*Task prompt*. From the first line of the data through the line containing "XAxis, YAxis, ReferenceLine", return each line exactly.
---
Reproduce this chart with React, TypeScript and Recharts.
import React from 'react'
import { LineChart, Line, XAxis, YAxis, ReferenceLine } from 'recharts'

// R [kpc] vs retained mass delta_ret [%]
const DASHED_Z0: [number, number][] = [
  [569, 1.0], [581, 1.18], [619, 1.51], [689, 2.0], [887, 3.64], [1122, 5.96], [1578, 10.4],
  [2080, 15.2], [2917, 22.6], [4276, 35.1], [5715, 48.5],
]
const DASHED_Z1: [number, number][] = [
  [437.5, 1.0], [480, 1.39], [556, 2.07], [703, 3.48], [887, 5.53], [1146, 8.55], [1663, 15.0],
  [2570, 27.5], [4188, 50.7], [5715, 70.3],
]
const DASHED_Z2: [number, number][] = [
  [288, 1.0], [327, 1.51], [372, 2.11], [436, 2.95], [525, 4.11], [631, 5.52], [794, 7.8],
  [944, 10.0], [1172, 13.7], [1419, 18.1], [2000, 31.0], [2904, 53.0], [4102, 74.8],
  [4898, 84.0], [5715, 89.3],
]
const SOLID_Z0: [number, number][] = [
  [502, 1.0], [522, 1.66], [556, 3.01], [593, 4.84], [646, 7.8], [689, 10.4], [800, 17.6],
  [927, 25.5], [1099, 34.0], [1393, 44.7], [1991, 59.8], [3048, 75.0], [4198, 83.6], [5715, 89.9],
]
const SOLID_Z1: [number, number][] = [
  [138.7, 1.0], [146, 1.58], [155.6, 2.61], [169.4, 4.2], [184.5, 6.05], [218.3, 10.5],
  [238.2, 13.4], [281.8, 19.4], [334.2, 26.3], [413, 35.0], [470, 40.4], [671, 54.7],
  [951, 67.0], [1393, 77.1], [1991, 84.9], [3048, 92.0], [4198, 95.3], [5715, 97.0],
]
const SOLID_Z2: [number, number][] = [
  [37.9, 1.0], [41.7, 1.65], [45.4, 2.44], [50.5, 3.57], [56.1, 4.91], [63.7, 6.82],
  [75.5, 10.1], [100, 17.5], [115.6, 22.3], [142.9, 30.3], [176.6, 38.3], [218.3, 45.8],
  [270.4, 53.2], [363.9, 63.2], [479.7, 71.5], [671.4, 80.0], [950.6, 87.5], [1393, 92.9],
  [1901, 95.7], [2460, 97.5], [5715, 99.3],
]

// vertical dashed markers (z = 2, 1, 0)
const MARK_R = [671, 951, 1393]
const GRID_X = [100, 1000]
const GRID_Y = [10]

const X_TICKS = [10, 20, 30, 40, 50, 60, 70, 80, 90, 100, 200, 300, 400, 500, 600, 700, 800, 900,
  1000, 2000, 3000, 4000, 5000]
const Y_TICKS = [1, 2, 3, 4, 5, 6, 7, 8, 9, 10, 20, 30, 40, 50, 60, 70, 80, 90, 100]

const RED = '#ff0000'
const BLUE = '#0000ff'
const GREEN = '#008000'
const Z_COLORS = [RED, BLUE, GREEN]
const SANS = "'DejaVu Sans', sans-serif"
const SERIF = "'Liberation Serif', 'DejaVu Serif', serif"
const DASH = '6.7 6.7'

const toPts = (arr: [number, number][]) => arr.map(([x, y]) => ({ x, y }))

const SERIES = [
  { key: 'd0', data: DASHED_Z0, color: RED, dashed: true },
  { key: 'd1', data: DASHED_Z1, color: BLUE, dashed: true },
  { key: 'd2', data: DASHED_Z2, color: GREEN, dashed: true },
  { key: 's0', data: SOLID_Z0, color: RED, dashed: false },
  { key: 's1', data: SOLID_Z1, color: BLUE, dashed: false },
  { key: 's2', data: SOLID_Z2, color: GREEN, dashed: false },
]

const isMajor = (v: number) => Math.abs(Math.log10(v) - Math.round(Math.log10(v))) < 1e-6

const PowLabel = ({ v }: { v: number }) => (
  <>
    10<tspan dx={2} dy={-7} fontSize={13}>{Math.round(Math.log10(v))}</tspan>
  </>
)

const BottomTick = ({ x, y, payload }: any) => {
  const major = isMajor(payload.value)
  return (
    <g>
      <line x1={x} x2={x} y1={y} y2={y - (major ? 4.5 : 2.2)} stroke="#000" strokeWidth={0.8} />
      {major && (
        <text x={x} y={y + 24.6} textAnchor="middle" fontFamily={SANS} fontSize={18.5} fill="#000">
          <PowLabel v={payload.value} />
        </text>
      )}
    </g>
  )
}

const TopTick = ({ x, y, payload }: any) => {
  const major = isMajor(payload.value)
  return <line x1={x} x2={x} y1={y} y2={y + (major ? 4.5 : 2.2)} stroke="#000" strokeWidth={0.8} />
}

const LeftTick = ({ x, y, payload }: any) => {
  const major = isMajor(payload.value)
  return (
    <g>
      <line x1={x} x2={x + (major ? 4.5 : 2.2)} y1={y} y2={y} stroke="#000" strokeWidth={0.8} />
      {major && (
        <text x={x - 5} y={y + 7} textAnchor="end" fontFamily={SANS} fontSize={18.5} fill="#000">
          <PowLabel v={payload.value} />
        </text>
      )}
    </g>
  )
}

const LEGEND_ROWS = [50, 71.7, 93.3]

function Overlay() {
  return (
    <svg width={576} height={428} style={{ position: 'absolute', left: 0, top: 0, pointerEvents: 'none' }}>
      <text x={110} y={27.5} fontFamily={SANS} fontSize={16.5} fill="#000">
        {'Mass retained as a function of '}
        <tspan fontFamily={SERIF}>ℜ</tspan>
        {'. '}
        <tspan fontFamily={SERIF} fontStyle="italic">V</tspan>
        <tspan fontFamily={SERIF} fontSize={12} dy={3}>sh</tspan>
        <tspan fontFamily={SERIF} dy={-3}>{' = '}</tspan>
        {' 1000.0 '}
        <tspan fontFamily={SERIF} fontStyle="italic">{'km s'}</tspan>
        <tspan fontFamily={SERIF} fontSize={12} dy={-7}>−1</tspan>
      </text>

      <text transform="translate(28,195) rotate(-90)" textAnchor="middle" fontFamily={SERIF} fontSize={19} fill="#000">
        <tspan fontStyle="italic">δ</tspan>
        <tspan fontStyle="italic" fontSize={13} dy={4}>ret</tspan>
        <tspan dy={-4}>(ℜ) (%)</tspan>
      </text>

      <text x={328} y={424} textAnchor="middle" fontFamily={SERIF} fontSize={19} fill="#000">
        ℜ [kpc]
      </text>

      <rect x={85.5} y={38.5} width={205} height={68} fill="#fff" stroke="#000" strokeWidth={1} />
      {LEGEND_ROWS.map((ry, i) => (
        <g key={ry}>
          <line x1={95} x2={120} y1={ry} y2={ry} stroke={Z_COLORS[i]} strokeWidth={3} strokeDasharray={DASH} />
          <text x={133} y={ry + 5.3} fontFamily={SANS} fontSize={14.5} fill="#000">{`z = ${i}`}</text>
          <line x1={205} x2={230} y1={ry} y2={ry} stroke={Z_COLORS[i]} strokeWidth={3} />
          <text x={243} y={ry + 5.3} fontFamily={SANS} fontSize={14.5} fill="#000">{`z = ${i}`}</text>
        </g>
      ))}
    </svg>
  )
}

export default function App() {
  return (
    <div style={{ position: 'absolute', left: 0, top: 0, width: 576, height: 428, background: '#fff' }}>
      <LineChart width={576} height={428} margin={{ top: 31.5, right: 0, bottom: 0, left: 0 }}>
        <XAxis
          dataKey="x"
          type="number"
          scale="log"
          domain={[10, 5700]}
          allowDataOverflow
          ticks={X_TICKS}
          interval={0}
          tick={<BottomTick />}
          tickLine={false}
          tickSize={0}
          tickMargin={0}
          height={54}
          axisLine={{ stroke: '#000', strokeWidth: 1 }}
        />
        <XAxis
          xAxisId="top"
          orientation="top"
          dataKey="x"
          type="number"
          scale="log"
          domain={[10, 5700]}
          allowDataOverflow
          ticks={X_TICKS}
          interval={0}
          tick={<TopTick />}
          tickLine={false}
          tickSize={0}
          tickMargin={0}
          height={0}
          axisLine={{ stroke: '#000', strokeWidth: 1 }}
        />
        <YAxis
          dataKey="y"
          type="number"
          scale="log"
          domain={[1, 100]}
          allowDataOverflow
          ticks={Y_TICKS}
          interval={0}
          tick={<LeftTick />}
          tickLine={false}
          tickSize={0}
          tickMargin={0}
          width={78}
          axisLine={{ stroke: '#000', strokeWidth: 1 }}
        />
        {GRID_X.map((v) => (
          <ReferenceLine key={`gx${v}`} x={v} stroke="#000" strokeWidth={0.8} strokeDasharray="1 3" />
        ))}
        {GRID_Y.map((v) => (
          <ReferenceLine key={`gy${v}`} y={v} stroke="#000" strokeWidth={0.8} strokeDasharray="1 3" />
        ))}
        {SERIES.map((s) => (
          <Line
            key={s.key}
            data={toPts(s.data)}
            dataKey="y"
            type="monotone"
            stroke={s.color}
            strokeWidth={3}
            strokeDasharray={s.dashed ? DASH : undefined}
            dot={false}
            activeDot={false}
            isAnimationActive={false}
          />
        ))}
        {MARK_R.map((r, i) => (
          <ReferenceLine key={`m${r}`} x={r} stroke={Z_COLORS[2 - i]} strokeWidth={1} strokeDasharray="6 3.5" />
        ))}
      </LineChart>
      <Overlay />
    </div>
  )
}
---
*Task response*.
Reproduce this chart with React, TypeScript and Recharts.
import React from 'react'
import { LineChart, Line, XAxis, YAxis, ReferenceLine } from 'recharts'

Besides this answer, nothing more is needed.